While there will be few immediate economic “winners” from these disasters, some sectors are poised to see a boost as communities rebuild. These include the auto industry, which will be in a position to replace the 500,000 vehicles destroyed by Harvey. Construction companies, and home-improvement retailers like Home Depot, will also (likely) profit off of the rebuild.
And, as they do, the broader economy will (probably) see higher rates of job and GDP growth early next year than economists had expected before this hurricane season took a turn for the worse.
“The long-run effect of these disasters unfortunately is it actually lifts economic activity because you have to rebuild all the things that have been damaged by the storms,” New York Fed president William Dudley told CNBC Friday.
Some (conservative) economists contest the idea that destructive events can ever produce economic gains. Such thinkers will often cite the “broken-window fallacy,” a parable popularized by the 19th century French economist Frédéric Bastiat.
Bastiat argues that when a hooligan breaks the window of a bakery — and the baker consequently hires a repairman to fix the window — it may look like the act of vandalism increased economic activity. But, in truth, it did nothing of the kind — for, if the baker hadn’t been forced to spend money on a new window, he would have spent it on something else.

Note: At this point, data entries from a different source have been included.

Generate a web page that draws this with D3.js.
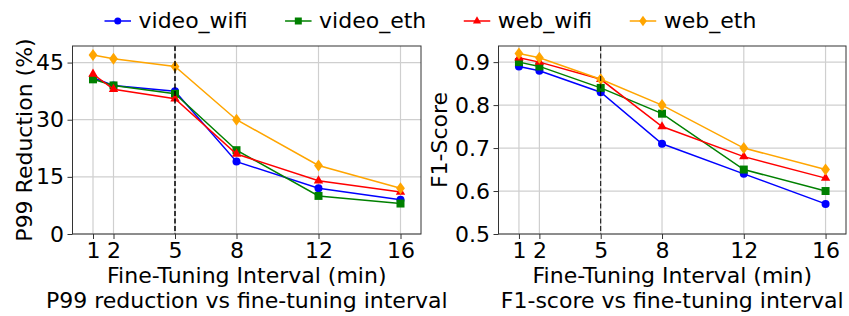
<!DOCTYPE html>
<html>
<head>
<meta charset="utf-8">
<script src="https://cdn.jsdelivr.net/npm/d3@7"></script>
<style>
  body { margin: 0; background: #fff; }
  svg { display: block; font-family: "DejaVu Sans", sans-serif; }
</style>
</head>
<body>
<div id="chart"></div>
<script>
// intervals (min)
const intervals = [1, 2, 5, 8, 12, 16];
const seriesNames = ["video_wifi", "video_eth", "web_wifi", "web_eth"];
const seriesColors = ["#0000ff", "#008000", "#ff0000", "#ffa500"];
const seriesMarkers = ["circle", "square", "triangle", "diamond"];

// P99 reduction (%)
const p99VideoWifi = [41, 39, 37.5, 19, 12, 9];
const p99VideoEth = [40.6, 39, 36.8, 22, 10, 8];
const p99WebWifi = [42, 38, 35.5, 21, 14, 11];
const p99WebEth = [47, 46, 44, 30, 18, 12];

// F1-score
const f1VideoWifi = [0.89, 0.88, 0.83, 0.71, 0.64, 0.57];
const f1VideoEth = [0.90, 0.89, 0.84, 0.78, 0.65, 0.60];
const f1WebWifi = [0.91, 0.90, 0.86, 0.75, 0.68, 0.63];
const f1WebEth = [0.92, 0.91, 0.86, 0.80, 0.70, 0.65];

const p99Ticks = [0, 15, 30, 45];
const f1Ticks = [0.5, 0.6, 0.7, 0.8, 0.9];

const W = 849, H = 316;
const FS = 22;
const svg = d3.select("#chart").append("svg").attr("width", W).attr("height", H);

const markerSym = {
  circle: d3.symbolCircle, square: d3.symbolSquare,
  triangle: d3.symbolTriangle, diamond: d3.symbolDiamond
};

function drawMarker(g, type, x, y, color, s) {
  if (type === "diamond") {
    // thin diamond like matplotlib 'd'
    const w = s * 0.55, h = s * 0.75;
    g.append("path")
      .attr("d", `M${x},${y - h}L${x + w},${y}L${x},${y + h}L${x - w},${y}Z`)
      .attr("fill", color);
  } else {
    const area = type === "circle" ? Math.PI * (s / 2) * (s / 2)
      : type === "square" ? s * s : s * s * 0.6;
    g.append("path")
      .attr("d", d3.symbol().type(markerSym[type]).size(area)())
      .attr("transform", `translate(${x},${y})`)
      .attr("fill", color);
  }
}

function panel(opts) {
  const g = svg.append("g");
  const x = d3.scaleLinear().domain([0, 17]).range([opts.left, opts.right]);
  const y = d3.scaleLinear().domain(opts.ydomain).range([opts.bottom, opts.top]);

  // grid
  g.append("g").selectAll("line").data(intervals).enter().append("line")
    .attr("x1", d => x(d)).attr("x2", d => x(d))
    .attr("y1", opts.top).attr("y2", opts.bottom)
    .attr("stroke", "#cfcfcf").attr("stroke-width", 1.2);
  g.append("g").selectAll("line").data(opts.yticks).enter().append("line")
    .attr("x1", opts.left).attr("x2", opts.right)
    .attr("y1", d => y(d)).attr("y2", d => y(d))
    .attr("stroke", "#cfcfcf").attr("stroke-width", 1.2);

  // series
  opts.data.forEach((vals, i) => {
    const line = d3.line().x((d, j) => x(intervals[j])).y(d => y(d));
    g.append("path").attr("d", line(vals))
      .attr("fill", "none").attr("stroke", seriesColors[i]).attr("stroke-width", 1.5);
    const mg = g.append("g");
    vals.forEach((v, j) => drawMarker(mg, seriesMarkers[i], x(intervals[j]), y(v), seriesColors[i], 8));
  });

  // dashed line at 5
  g.append("line")
    .attr("x1", x(5)).attr("x2", x(5)).attr("y1", opts.top).attr("y2", opts.bottom)
    .attr("stroke", "#000").attr("stroke-width", opts.dashW).attr("stroke-dasharray", "5,2.5");

  // frame
  g.append("rect")
    .attr("x", opts.left).attr("y", opts.top)
    .attr("width", opts.right - opts.left).attr("height", opts.bottom - opts.top)
    .attr("fill", "none").attr("stroke", "#333").attr("stroke-width", 1);

  // axes
  const xAxis = d3.axisBottom(x).tickValues(intervals).tickSize(5).tickPadding(3.5);
  const yAxis = d3.axisLeft(y).tickValues(opts.yticks).tickSize(5).tickPadding(3.5)
    .tickFormat(opts.fmt);
  const gx = g.append("g").attr("transform", `translate(0,${opts.bottom})`).call(xAxis);
  const gy = g.append("g").attr("transform", `translate(${opts.left},0)`).call(yAxis);
  [gx, gy].forEach(a => {
    a.select(".domain").remove();
    a.selectAll(".tick line").attr("stroke", "#333");
    a.selectAll("text").attr("font-size", FS).attr("fill", "#000")
      .attr("font-family", "DejaVu Sans");
  });

  const cx = (opts.left + opts.right) / 2;
  g.append("text").attr("x", cx).attr("y", 283).attr("text-anchor", "middle")
    .attr("font-size", FS).text("Fine-Tuning Interval (min)");
  g.append("text").attr("x", cx).attr("y", 308).attr("text-anchor", "middle")
    .attr("font-size", FS).text(opts.title);
  g.append("text")
    .attr("transform", `translate(${opts.ylabelX},${(opts.top + opts.bottom) / 2}) rotate(-90)`)
    .attr("text-anchor", "middle").attr("font-size", FS).text(opts.ylabel);
}

panel({
  left: 72.5, right: 421, top: 46, bottom: 234,
  ydomain: [0, 49.35], yticks: p99Ticks, fmt: d3.format("d"),
  data: [p99VideoWifi, p99VideoEth, p99WebWifi, p99WebEth],
  ylabel: "P99 Reduction (%)", ylabelX: 32,
  title: "P99 reduction vs fine-tuning interval", dashW: 1.5
});

panel({
  left: 498.5, right: 846, top: 46, bottom: 234,
  ydomain: [0.5, 0.9375], yticks: f1Ticks, fmt: d3.format(".1f"),
  data: [f1VideoWifi, f1VideoEth, f1WebWifi, f1WebEth],
  ylabel: "F1-Score", ylabelX: 447,
  title: "F1-score vs fine-tuning interval", dashW: 1
});

// legend
const leg = svg.append("g");
let lx = 104.5;
const ly = 21;
seriesNames.forEach((name, i) => {
  leg.append("line").attr("x1", lx).attr("x2", lx + 26.5).attr("y1", ly).attr("y2", ly)
    .attr("stroke", seriesColors[i]).attr("stroke-width", 1.5);
  drawMarker(leg, seriesMarkers[i], lx + 13.25, ly, seriesColors[i], 7);
  const t = leg.append("text").attr("x", lx + 34).attr("y", 28.3)
    .attr("font-size", FS).text(name);
  lx += 34 + t.node().getComputedTextLength() + 37.5;
});
</script>
</body>
</html>
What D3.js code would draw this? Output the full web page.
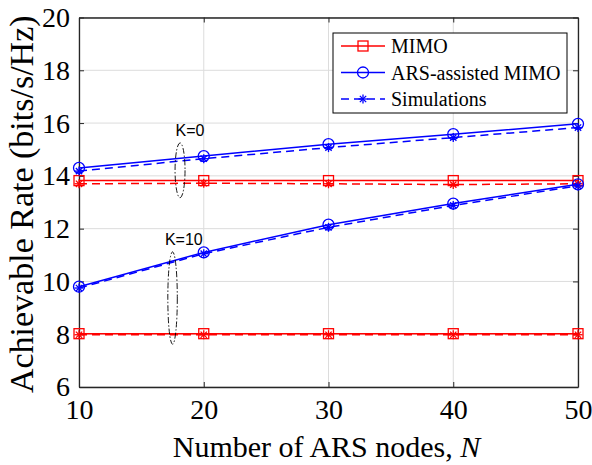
<!DOCTYPE html>
<html>
<head>
<meta charset="utf-8">
<script src="https://cdn.jsdelivr.net/npm/d3@7"></script>
<style>
  body { margin: 0; background: #fff; }
  svg { display: block; }
  text { font-family: "Liberation Serif", "Times New Roman", serif; fill: #000; }
</style>
</head>
<body>
<div id="chart"></div>
<script>
// data
const nodes = [10, 20, 30, 40, 50];
const xTicks = [10, 20, 30, 40, 50];
const yTicks = [6, 8, 10, 12, 14, 16, 18, 20];

// K = 0
const arsK0 = [14.3, 14.75, 15.2, 15.58, 15.97];
const arsSimK0 = [14.18, 14.65, 15.07, 15.45, 15.83];
const mimoK0 = [13.82, 13.82, 13.82, 13.82, 13.82];
const mimoSimK0 = [13.7, 13.72, 13.7, 13.67, 13.7];

// K = 10
const arsK10 = [9.8, 11.1, 12.15, 12.95, 13.68];
const arsSimK10 = [9.75, 11.05, 12.05, 12.88, 13.62];
const mimoK10 = [8.02, 8.02, 8.02, 8.02, 8.02];
const mimoSimK10 = [7.98, 7.98, 7.98, 7.98, 7.98];

const legendLabels = ["MIMO", "ARS-assisted MIMO", "Simulations"];

function makeChart() {
    const svgWidth = 592;
    const svgHeight = 465;
    const margin = { top: 17.5, right: 14, bottom: 78, left: 79 };
    const width = svgWidth - margin.left - margin.right;
    const height = svgHeight - margin.top - margin.bottom;
    const serif = "'Liberation Serif', 'Times New Roman', serif";

    const svg = d3.select("#chart").append("svg")
        .attr("width", svgWidth)
        .attr("height", svgHeight);

    const chart = svg.append("g")
        .attr("transform", `translate(${margin.left}, ${margin.top})`);

    const x = d3.scaleLinear().domain([10, 50]).range([0, width]);
    const y = d3.scaleLinear().domain([6, 20]).range([height, 0]);

    // grid
    chart.append("g").selectAll("line")
        .data(xTicks).enter().append("line")
        .attr("x1", d => x(d)).attr("x2", d => x(d))
        .attr("y1", 0).attr("y2", height)
        .attr("stroke", "#dcdcdc").attr("stroke-width", 1);
    chart.append("g").selectAll("line")
        .data(yTicks).enter().append("line")
        .attr("x1", 0).attr("x2", width)
        .attr("y1", d => y(d)).attr("y2", d => y(d))
        .attr("stroke", "#dcdcdc").attr("stroke-width", 1);

    // axes (MATLAB style box, ticks inside)
    const axisColor = "#262626";
    const xAxis = chart.append("g")
        .attr("transform", `translate(0, ${height})`)
        .call(d3.axisBottom(x).tickValues(xTicks).tickSizeInner(-5).tickSizeOuter(0).tickPadding(12));
    const yAxis = chart.append("g")
        .call(d3.axisLeft(y).tickValues(yTicks).tickSizeInner(-5).tickSizeOuter(0).tickPadding(9));
    chart.append("g")
        .call(d3.axisTop(x).tickValues(xTicks).tickSizeInner(-5).tickSizeOuter(0).tickFormat(""));
    chart.append("g")
        .attr("transform", `translate(${width}, 0)`)
        .call(d3.axisRight(y).tickValues(yTicks).tickSizeInner(-5).tickSizeOuter(0).tickFormat(""));

    chart.selectAll(".domain").attr("stroke", axisColor).attr("stroke-width", 1.3);
    chart.selectAll(".tick line").attr("stroke", axisColor);
    [xAxis, yAxis].forEach(a => {
        a.attr("font-family", serif).attr("font-size", 28);
        a.selectAll(".tick text")
            .attr("font-family", serif)
            .style("font-family", serif)
            .style("font-size", "28px")
            .attr("fill", "#000");
    });

    const line = d3.line()
        .x((d, i) => x(nodes[i]))
        .y(d => y(d));

    const series = [
        { values: mimoK0, color: "#ff0000", dash: null, marker: "square" },
        { values: mimoSimK0, color: "#ff0000", dash: "8,5", marker: "star" },
        { values: mimoK10, color: "#ff0000", dash: null, marker: "square" },
        { values: mimoSimK10, color: "#ff0000", dash: "8,5", marker: "star" },
        { values: arsK0, color: "#0000ff", dash: null, marker: "circle" },
        { values: arsSimK0, color: "#0000ff", dash: "8,5", marker: "star" },
        { values: arsK10, color: "#0000ff", dash: null, marker: "circle" },
        { values: arsSimK10, color: "#0000ff", dash: "8,5", marker: "star" }
    ];

    function drawMarker(g, type, cx, cy, color) {
        if (type === "square") {
            g.append("rect")
                .attr("x", cx - 5).attr("y", cy - 5)
                .attr("width", 10).attr("height", 10)
                .attr("fill", "none").attr("stroke", color).attr("stroke-width", 1.3);
        } else if (type === "circle") {
            g.append("circle")
                .attr("cx", cx).attr("cy", cy).attr("r", 5.5)
                .attr("fill", "none").attr("stroke", color).attr("stroke-width", 1.3);
        } else {
            const s = 4.5;
            const star = g.append("g").attr("stroke", color).attr("stroke-width", 1.3);
            star.append("line").attr("x1", cx - s).attr("x2", cx + s).attr("y1", cy).attr("y2", cy);
            star.append("line").attr("x1", cx).attr("x2", cx).attr("y1", cy - s).attr("y2", cy + s);
            const t = s * 0.7;
            star.append("line").attr("x1", cx - t).attr("x2", cx + t).attr("y1", cy - t).attr("y2", cy + t);
            star.append("line").attr("x1", cx - t).attr("x2", cx + t).attr("y1", cy + t).attr("y2", cy - t);
        }
    }

    series.forEach(s => {
        chart.append("path")
            .datum(s.values)
            .attr("d", line)
            .attr("fill", "none")
            .attr("stroke", s.color)
            .attr("stroke-width", 1.5)
            .attr("stroke-dasharray", s.dash);
        const mg = chart.append("g");
        s.values.forEach((v, i) => drawMarker(mg, s.marker, x(nodes[i]), y(v), s.color));
    });

    // annotations: dash-dot ellipses and K labels (data coordinates)
    const annots = [
        { label: "K=0", cx: 18.1, cy: 14.21, rx: 0.4, ry: 1.04, tx: 18.9, ty: 15.52 },
        { label: "K=10", cx: 17.5, cy: 9.37, rx: 0.38, ry: 1.75, tx: 18.4, ty: 11.38 }
    ];
    annots.forEach(a => {
        chart.append("ellipse")
            .attr("cx", x(a.cx)).attr("cy", y(a.cy))
            .attr("rx", x(a.cx + a.rx) - x(a.cx))
            .attr("ry", y(a.cy - a.ry) - y(a.cy))
            .attr("fill", "none").attr("stroke", "#000").attr("stroke-width", 0.9)
            .attr("stroke-dasharray", "6,2,1.5,2");
        chart.append("text")
            .attr("x", x(a.tx)).attr("y", y(a.ty))
            .attr("text-anchor", "middle")
            .style("font-family", "'Liberation Sans', Arial, sans-serif")
            .style("font-size", "16px")
            .text(a.label);
    });

    // legend
    const legend = svg.append("g").attr("transform", "translate(333, 33)");
    legend.append("rect")
        .attr("width", 234).attr("height", 80)
        .attr("fill", "#fff").attr("stroke", "#000").attr("stroke-width", 1);
    const legendItems = [
        { color: "#ff0000", dash: null, marker: "square" },
        { color: "#0000ff", dash: null, marker: "circle" },
        { color: "#0000ff", dash: "8,5", marker: "star" }
    ];
    legendItems.forEach((item, i) => {
        const ly = 13 + i * 26.5;
        legend.append("line")
            .attr("x1", 8).attr("x2", 52).attr("y1", ly).attr("y2", ly)
            .attr("stroke", item.color).attr("stroke-width", 1.5)
            .attr("stroke-dasharray", item.dash);
        drawMarker(legend, item.marker, 30, ly, item.color);
        legend.append("text")
            .attr("x", 58).attr("y", ly + 7)
            .style("font-family", serif)
            .style("font-size", "20px")
            .text(legendLabels[i]);
    });

    // axis titles
    svg.append("text")
        .attr("transform", `translate(33, ${margin.top + height / 2 + 2}) rotate(-90)`)
        .attr("text-anchor", "middle")
        .style("font-family", serif)
        .style("font-size", "34px")
        .text("Achievable Rate (bits/s/Hz)");

    const xl = svg.append("text")
        .attr("x", margin.left + width / 2 - 2)
        .attr("y", 457)
        .attr("text-anchor", "middle")
        .style("font-family", serif)
        .style("font-size", "30px");
    xl.append("tspan").text("Number of ARS nodes, ");
    xl.append("tspan").style("font-style", "italic").text("N");
}

makeChart();
</script>
</body>
</html>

But when you substitute properties in Houston and Miami for the bakery window — and Congress for the baker — this analogy breaks down. Unlike the proverbial baker, the United States is not currently allocating resources optimally. The federal government can print its own money — and borrow others’ — at near-zero interest rates. And the American economy has a good deal of idle labor and capital, and persistently low inflation. Which is to say: Our government has plenty of capacity to generate more employment and growth than it is currently. The obstacles to increasing public spending are political, not material: There’s little will in Congress to finance the construction of new infrastructure, despite the potential of such investments to create jobs and increase our economy’s productive capacity. But there remains bipartisan consensus that the government should rebuild cities that get throttled by natural disasters. Thus, by generating political will for some Keynesian stimulus, the hurricanes may, in the long run, produce more economic activity than they disrupt.
Or at least, that’s what history suggests. As our economy continues to do unprecedented things to the climate, it’s possible that the climate could, eventually, return the favor.